Earlier this evening I ran across this post over at Seeking Alpha titled “Signs of Life for TARP Banks: Treasury to Auction off Stock Warrants.” Apparently, JP Morgan Chase, Capital One, TCF Financial warrants are going to be auctioned off:
The three banks, whose warrants will be sold via auctions over the next month, are JPMorgan Chase (JPM), Capital One Financial (COF) and TCF Financial Corporation (TCB). These three banks, that received a total of $28.9 billion from the TARP, have fully repurchased Treasury’s preferred stock investment. The current move to sell their warrants will completely free these banks from government intervention.
Here’s how the Treasury explains this:
The US Department of the Treasury today announced its intention to dispose of several warrant positions received in consideration for investments made under the Capital Purchase Program (CPP). Over the next month, Treasury intends to conduct auctions to sell its warrant positions in JP Morgan Chase & Co., Capital One Financial Corporation, and TCF Financial Corporation.
Each of these banks has fully repurchased Treasury’s preferred stock investment. The warrant sales anticipated over the next month, if consummated in full, would represent Treasury’s disposition of its remaining holdings in these companies. The proceeds of these sales will provide an additional return to the American taxpayer from Treasury’s investments in these banks beyond the dividend payments it received on the related preferred stock.
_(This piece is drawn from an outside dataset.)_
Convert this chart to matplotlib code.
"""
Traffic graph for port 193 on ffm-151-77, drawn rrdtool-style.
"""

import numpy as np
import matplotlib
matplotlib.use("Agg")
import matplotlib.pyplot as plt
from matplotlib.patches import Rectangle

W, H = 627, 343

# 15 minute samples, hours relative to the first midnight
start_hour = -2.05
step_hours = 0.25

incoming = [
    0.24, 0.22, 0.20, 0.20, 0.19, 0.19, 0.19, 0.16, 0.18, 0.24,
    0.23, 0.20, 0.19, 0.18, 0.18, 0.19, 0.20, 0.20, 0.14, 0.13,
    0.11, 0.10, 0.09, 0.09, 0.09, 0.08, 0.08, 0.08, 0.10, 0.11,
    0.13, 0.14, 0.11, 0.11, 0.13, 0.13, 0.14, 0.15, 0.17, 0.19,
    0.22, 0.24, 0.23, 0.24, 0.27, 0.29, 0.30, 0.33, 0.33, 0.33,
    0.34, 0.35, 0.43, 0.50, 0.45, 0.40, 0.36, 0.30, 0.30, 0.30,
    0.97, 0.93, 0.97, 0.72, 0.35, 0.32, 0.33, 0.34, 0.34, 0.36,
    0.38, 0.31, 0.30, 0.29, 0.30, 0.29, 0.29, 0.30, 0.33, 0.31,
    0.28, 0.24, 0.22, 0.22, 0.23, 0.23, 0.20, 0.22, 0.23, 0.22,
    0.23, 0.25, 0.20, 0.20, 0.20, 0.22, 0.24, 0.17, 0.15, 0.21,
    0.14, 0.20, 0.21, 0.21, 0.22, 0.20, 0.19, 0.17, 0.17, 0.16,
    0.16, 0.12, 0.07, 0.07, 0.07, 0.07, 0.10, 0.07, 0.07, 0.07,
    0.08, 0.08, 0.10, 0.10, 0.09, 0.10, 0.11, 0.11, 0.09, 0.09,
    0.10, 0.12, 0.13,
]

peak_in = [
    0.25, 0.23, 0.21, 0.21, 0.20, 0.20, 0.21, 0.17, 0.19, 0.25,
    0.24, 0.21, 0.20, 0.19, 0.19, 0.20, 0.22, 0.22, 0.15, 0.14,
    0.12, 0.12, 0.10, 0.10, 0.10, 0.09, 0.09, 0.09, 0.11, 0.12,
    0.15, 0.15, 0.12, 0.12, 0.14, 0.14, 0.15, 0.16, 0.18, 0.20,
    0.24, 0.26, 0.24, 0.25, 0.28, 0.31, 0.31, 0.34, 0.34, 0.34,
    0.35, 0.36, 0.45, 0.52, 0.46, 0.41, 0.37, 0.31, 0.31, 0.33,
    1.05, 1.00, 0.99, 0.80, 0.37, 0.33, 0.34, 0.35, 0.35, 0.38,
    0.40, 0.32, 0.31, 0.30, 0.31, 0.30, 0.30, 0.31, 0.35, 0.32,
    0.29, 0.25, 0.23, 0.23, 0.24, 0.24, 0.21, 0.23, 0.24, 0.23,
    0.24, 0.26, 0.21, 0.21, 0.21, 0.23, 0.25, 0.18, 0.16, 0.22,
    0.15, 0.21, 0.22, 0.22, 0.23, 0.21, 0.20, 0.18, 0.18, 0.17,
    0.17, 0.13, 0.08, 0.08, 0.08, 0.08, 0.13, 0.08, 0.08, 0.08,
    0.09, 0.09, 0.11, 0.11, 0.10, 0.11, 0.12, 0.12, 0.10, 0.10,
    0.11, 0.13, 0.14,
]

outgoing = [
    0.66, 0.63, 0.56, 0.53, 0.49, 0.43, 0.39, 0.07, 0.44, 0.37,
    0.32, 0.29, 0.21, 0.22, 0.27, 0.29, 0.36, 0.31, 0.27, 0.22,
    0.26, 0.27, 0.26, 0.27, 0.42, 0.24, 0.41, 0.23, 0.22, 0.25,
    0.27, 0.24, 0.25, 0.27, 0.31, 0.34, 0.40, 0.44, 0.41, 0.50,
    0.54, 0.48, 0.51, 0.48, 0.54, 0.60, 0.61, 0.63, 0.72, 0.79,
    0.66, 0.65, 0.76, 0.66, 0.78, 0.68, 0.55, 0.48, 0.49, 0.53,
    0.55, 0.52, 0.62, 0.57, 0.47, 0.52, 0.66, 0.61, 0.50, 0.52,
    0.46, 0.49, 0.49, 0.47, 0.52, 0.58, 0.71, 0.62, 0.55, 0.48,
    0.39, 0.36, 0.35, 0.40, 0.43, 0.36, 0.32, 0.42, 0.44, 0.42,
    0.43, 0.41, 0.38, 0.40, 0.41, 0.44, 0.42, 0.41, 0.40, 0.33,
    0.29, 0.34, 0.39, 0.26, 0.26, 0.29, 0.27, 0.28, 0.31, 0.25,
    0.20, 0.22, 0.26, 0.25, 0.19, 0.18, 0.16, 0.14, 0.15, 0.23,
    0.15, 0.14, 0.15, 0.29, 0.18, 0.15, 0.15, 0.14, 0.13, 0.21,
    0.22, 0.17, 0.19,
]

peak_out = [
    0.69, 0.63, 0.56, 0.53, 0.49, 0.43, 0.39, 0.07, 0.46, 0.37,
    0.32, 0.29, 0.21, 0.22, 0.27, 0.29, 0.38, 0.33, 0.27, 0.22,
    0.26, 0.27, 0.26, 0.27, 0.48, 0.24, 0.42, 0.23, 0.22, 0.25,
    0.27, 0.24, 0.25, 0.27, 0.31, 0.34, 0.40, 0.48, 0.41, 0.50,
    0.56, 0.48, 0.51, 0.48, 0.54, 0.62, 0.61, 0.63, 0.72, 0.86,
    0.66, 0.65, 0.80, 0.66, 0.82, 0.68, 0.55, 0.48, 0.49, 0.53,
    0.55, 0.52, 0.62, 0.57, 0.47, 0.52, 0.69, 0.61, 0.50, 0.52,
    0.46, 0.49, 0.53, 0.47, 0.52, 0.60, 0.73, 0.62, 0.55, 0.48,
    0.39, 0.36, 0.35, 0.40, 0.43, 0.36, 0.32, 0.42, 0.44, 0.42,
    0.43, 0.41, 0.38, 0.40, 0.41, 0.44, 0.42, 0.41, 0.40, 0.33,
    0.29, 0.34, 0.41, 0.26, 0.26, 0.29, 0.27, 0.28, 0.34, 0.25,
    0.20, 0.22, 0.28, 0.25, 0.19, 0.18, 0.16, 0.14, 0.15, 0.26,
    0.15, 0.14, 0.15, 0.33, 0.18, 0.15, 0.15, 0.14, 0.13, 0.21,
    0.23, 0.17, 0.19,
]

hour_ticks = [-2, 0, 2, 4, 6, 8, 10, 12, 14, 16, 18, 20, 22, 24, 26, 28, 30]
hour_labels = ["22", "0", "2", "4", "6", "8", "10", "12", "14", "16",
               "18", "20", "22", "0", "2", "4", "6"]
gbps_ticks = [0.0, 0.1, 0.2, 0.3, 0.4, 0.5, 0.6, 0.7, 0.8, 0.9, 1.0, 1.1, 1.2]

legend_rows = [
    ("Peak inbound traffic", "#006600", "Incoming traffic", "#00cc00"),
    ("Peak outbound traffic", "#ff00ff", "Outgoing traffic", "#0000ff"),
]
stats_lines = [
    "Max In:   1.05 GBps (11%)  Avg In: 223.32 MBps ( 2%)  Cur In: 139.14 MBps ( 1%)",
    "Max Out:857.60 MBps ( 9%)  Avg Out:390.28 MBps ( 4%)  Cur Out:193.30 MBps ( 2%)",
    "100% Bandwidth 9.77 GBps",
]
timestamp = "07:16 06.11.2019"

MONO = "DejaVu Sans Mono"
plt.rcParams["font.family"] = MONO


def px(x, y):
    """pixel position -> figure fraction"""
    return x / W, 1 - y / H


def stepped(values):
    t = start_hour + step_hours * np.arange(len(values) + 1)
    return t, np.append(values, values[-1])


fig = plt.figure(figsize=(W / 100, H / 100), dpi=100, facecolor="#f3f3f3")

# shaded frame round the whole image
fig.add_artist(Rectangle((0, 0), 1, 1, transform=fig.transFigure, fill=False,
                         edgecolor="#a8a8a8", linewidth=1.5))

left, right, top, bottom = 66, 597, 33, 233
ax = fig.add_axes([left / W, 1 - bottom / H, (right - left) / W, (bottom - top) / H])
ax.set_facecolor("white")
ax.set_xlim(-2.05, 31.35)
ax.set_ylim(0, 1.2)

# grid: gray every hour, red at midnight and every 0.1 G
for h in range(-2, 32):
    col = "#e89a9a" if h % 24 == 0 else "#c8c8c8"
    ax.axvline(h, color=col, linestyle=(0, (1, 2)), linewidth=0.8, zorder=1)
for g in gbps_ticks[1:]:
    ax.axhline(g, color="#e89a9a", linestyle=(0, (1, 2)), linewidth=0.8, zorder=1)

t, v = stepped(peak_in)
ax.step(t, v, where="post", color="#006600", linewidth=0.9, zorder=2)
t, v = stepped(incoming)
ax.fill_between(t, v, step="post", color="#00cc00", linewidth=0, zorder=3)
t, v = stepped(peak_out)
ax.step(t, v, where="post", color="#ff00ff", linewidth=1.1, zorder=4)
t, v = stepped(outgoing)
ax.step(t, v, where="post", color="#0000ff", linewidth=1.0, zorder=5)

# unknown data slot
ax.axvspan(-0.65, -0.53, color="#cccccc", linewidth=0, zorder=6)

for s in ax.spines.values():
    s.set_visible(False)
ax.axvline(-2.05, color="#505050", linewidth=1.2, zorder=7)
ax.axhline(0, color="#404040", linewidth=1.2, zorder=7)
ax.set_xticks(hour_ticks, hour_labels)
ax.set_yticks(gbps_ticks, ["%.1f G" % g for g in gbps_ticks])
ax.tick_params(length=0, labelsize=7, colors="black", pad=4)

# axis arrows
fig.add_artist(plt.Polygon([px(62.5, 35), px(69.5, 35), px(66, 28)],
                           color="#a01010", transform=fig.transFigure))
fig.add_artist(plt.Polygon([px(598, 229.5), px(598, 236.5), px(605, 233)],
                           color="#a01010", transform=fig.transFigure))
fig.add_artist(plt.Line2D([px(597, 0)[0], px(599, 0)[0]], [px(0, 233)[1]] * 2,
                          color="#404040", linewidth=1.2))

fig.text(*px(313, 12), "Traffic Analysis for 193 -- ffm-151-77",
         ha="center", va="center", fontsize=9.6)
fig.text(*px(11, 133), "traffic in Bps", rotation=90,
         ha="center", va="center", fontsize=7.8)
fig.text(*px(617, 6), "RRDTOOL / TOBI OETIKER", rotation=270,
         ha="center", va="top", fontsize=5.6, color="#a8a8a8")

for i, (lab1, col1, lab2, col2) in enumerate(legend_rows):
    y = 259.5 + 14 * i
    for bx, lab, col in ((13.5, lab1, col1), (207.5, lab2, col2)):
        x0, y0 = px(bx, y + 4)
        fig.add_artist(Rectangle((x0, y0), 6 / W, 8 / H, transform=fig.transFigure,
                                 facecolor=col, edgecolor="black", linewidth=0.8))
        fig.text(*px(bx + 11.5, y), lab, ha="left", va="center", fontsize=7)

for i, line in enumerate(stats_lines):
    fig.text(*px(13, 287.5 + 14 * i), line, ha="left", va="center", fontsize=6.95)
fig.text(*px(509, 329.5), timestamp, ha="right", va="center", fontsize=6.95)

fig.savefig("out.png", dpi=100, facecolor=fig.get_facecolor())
So this is essentially the last hurdle these banks need to clear to be free from TARP. It looks like the auction will be open to a variety of participants, including the banks themselves. More from the Treasury press release:
Treasury intends to sell the warrants through registered public offerings. These offerings will be executed using a modified Dutch auction methodology that establishes a market price by allowing investors to submit bids at specified increments above a minimum price specified for each auction.
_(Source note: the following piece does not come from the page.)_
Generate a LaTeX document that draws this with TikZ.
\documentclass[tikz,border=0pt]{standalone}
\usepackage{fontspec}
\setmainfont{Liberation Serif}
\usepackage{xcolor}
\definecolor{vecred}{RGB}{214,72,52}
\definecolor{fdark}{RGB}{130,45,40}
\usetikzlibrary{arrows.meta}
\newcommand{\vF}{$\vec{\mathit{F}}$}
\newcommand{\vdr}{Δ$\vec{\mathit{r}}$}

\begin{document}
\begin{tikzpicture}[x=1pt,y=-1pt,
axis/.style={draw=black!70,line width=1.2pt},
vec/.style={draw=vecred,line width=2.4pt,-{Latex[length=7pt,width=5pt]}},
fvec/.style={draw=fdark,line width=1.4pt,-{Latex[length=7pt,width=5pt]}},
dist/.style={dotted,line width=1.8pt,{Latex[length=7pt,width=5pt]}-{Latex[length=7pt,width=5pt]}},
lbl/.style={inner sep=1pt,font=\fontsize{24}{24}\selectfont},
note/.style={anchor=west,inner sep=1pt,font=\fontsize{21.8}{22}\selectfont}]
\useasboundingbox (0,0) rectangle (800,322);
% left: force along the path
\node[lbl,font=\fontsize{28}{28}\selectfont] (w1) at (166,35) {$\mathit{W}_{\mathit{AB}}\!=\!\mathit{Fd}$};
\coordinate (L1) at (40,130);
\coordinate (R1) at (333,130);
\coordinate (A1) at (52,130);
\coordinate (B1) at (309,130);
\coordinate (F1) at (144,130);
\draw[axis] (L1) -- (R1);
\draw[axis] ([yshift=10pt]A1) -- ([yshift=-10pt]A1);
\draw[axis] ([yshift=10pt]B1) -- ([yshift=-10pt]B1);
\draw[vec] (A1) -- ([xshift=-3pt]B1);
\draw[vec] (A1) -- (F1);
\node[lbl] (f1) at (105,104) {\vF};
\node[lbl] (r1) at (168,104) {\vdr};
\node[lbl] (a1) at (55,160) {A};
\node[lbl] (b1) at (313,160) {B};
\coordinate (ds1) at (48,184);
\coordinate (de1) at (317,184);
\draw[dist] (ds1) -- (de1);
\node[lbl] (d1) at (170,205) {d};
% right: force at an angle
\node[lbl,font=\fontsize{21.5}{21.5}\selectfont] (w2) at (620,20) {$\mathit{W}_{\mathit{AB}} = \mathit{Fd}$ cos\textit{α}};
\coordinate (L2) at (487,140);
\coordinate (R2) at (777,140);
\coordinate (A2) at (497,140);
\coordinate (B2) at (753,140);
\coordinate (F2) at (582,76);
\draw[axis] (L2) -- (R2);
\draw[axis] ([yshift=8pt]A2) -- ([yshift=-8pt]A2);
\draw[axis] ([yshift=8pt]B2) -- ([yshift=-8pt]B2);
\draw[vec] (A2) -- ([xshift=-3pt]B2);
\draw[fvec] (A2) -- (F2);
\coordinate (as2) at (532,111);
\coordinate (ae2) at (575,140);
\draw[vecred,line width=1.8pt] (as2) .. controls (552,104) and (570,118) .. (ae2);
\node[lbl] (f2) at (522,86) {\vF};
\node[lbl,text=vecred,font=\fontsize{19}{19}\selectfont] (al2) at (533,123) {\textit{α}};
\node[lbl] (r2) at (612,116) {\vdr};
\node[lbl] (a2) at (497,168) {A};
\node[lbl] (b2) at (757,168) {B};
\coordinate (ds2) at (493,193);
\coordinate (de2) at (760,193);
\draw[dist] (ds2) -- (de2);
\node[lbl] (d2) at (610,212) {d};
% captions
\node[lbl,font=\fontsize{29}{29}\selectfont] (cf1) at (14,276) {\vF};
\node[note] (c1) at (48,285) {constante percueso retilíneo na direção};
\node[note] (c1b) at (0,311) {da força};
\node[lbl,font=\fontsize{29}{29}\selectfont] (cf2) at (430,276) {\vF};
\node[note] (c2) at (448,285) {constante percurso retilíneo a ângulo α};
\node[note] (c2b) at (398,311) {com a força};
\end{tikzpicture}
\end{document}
So it sounds like there’s a price floor on the warrants that the Treasury will accept and the bidders have to bid up from there. Sounds reasonable. The question is what will the floor be and what’s the premium paid over that floor. Bigger premiums translate into a bigger return for taxpayers.
And given the CIT bankruptcy and several recent bank failures of TARP recipients, we need these to go well. A failed auction would not be a good sign.